On Mon, 4 Nov 2024 09:00:11 -0400
Jason Gunthorpe <jgg@xxxxxxxx> wrote:

> On Sat, Nov 02, 2024 at 10:22:54AM +0000, Gowans, James wrote:
> 
> > Yes, I think the guidance was to bind a device to iommufd in noiommu
> > mode. It does seem a bit weird to use iommufd with noiommu, but we
> > agreed it's the best/simplest way to get the functionality.   
> 
> noiommu should still have an ioas and still have kernel managed page
> pinning.
> 
> My remark to bring it to iommufd was to also make it a fully
> architected feature and stop relying on mprotect and /proc/ tricks.
> 
Just to clarify my tentative understanding with more details(please
correct):

1. create an iommufd access object for noiommu device when
binding to an iommufd ctx.

2. all user memory used by the device under noiommu mode should be
pinned by iommufd, i.e. iommufd_access_pin_pages().
I guess you meant stop doing mlock instead of mprotect trick? I think
openHCL is using /dev/mem trick.

3. ioas can be attched to the noiommu iommufd_access object, similar to
emulated device, mdev.

What kind/source of memory should be supported here?
e.g. device meory regions exposed by PCI BARs.
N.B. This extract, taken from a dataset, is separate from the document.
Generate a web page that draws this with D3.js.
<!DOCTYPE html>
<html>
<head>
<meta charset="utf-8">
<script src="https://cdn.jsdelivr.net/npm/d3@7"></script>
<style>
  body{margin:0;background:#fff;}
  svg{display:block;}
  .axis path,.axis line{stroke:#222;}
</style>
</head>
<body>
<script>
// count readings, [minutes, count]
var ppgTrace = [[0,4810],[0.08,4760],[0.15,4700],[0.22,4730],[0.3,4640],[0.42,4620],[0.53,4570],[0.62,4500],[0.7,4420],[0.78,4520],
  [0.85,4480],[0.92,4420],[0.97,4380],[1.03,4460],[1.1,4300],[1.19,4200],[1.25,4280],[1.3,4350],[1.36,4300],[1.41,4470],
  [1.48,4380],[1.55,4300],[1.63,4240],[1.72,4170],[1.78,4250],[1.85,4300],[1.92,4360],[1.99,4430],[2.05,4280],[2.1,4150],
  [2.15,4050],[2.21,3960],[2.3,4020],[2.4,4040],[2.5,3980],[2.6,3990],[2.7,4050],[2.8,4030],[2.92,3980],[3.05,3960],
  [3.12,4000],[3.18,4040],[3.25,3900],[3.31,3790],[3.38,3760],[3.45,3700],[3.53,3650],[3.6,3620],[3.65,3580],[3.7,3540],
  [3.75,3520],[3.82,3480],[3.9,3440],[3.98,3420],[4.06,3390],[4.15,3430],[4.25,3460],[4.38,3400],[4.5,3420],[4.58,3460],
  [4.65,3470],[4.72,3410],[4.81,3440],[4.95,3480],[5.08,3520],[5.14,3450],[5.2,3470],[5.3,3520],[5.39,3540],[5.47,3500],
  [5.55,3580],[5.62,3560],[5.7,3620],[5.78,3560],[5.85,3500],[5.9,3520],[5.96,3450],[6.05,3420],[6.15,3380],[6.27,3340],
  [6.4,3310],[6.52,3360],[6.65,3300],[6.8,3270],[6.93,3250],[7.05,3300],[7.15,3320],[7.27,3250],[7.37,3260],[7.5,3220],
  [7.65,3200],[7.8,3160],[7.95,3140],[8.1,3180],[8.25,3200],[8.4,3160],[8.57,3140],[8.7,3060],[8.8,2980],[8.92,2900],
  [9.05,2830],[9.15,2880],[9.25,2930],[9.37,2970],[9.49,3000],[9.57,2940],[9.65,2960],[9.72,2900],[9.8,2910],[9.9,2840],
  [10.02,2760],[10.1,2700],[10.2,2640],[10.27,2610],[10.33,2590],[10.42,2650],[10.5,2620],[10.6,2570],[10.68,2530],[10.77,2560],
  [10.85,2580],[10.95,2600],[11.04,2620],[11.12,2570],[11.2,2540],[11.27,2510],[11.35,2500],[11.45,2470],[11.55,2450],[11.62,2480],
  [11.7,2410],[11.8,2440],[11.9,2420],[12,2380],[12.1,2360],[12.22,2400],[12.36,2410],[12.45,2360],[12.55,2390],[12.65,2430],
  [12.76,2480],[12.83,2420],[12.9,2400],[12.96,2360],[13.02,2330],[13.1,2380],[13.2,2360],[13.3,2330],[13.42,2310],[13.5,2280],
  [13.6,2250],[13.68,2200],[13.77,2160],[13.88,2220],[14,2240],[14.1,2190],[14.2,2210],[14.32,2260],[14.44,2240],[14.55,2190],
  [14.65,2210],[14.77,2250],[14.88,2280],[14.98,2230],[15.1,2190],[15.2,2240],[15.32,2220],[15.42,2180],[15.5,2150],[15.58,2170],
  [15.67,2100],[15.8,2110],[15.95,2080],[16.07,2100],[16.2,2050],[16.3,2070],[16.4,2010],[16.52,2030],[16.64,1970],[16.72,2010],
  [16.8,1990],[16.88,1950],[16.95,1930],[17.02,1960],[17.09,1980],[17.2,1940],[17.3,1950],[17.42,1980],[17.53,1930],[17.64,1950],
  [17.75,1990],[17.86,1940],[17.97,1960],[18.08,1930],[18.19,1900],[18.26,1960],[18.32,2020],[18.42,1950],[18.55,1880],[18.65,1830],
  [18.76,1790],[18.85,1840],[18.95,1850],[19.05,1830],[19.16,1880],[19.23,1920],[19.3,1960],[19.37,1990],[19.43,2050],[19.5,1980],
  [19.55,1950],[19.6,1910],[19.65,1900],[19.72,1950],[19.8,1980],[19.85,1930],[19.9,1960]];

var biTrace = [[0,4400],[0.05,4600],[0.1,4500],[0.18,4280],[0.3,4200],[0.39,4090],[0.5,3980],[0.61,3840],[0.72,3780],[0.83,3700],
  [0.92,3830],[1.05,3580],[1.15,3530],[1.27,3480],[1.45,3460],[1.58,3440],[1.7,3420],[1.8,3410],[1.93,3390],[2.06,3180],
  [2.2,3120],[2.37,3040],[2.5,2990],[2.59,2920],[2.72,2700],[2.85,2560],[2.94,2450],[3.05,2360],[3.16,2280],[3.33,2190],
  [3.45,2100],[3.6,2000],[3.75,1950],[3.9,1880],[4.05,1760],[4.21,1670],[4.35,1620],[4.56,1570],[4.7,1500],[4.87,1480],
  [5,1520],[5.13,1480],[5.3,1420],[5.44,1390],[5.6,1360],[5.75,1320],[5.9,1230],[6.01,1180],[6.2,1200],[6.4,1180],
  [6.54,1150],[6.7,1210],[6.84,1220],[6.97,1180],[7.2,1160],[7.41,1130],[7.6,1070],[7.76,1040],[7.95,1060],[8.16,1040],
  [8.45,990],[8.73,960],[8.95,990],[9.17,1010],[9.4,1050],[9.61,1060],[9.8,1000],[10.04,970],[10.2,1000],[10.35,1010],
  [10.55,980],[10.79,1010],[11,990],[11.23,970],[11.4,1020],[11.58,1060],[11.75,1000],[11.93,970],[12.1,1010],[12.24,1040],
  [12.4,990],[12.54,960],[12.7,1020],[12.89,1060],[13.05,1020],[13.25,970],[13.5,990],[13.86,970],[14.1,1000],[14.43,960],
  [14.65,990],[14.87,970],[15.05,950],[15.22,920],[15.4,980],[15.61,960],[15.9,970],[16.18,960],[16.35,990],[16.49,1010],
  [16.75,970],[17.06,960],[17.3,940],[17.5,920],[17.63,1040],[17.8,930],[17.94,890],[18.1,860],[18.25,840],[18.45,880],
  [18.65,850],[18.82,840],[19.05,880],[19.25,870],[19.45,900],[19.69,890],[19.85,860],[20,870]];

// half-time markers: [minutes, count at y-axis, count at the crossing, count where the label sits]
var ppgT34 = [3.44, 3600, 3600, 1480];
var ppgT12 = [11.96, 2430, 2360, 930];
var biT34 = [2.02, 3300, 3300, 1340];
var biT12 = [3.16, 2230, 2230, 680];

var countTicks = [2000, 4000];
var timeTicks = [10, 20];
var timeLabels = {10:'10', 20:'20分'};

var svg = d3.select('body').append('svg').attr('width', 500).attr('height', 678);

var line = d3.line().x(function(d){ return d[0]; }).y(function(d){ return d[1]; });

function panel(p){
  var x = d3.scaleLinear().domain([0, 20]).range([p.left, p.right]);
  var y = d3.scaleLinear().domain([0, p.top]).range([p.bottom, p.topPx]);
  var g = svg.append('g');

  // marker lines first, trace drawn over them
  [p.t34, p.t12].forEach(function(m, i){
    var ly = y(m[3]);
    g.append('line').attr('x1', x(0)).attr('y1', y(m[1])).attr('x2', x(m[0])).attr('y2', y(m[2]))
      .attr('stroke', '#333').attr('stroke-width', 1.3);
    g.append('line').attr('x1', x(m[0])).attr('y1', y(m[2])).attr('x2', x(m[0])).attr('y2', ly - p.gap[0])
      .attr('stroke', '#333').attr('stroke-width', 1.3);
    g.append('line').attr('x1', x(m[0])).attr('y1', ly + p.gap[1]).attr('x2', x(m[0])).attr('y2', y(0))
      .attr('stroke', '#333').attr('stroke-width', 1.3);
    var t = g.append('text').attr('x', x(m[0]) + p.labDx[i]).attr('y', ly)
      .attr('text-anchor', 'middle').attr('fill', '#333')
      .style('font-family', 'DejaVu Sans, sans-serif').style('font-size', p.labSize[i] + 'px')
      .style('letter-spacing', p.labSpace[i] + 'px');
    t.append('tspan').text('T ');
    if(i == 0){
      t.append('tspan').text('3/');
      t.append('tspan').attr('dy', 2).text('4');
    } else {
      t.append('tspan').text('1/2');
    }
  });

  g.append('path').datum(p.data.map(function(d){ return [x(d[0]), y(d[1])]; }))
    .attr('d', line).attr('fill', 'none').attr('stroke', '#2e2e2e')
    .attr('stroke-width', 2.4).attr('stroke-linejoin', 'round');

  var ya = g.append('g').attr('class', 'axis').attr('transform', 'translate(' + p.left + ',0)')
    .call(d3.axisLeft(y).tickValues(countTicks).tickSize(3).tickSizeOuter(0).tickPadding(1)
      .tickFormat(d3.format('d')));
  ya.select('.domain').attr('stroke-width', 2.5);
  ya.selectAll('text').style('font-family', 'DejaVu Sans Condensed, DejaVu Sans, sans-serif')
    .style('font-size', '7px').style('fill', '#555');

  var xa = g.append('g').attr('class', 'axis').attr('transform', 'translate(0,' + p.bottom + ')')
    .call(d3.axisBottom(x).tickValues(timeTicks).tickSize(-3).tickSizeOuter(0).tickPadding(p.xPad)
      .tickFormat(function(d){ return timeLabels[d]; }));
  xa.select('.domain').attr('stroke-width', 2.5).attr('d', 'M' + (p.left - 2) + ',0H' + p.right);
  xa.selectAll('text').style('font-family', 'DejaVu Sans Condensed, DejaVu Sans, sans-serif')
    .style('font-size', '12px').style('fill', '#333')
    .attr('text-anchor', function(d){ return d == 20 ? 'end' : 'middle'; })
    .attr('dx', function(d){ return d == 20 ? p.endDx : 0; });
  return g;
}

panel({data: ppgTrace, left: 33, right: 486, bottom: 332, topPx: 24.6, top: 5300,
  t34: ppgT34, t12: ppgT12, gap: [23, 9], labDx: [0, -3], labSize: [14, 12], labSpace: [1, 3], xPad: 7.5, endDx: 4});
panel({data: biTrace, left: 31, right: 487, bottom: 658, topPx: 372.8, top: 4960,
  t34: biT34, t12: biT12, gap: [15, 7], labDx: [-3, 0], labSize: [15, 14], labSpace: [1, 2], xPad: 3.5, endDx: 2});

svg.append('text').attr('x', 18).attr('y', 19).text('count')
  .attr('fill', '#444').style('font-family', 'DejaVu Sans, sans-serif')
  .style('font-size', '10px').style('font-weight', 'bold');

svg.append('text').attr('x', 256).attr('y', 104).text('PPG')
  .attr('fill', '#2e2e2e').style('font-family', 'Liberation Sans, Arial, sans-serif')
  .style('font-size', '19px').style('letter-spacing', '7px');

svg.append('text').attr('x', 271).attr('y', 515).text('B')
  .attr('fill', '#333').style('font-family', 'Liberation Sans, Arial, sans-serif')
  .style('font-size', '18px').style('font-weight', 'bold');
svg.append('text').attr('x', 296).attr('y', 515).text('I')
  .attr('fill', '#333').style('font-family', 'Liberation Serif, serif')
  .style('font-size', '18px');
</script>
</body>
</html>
> > Then as you suggest below the IOMMUFD_OBJ_DEVICE would be serialised
> > too in some way, probably by iommufd telling the PCI layer that this
> > device must be persistent and hence not to re-probe it on kexec.  
> 
> Presumably VFIO would be doing some/most of this part since it is the
> driver that will be binding?
> 
Yes, it is the user mode driver that initiates the binding. I was
thinking since the granularity for persistency is per iommufd ctx, the
VFIO device flag to mark keep_alive can come from iommufd ctx.

> > It's all a bit hand wavy at the moment, but something along those
> > lines probably makes sense. I need to work on rev2 of this RFC as
> > per Jason's feedback in the other thread. Rev2 will make the
> > restore path more userspace driven, with fresh iommufd and pgtables
> > objects being created and then atomically swapped over too. I'll
> > also get the PCI layer involved with rev2. Once that's out (it'll
> > be a few weeks as I'm on leave) then let's take a look at how the
> > noiommu device persistence case would fit in.  
> 
> In a certain sense it would be nice to see the noiommu flow as it
> breaks apart the problem into the first dependency:
> 
>  How to get the device handed across the kexec and safely land back in
>  VFIO, and only VFIO's hands.
> 
> Preserving the iommu HW configuration is an incremental step built on
> that base line.
Makes sense, I need to catch up on the KHO series and hook up noiommu
at the first step.

> Also, FWIW, this needs to follow good open source practices - we need
> an open userspace for the feature and the kernel stuff should be
> merged in a logical order.
> 
Yes, we will have matching userspace in openHCL
https://github.com/microsoft/openvmm

Thanks,

Jacob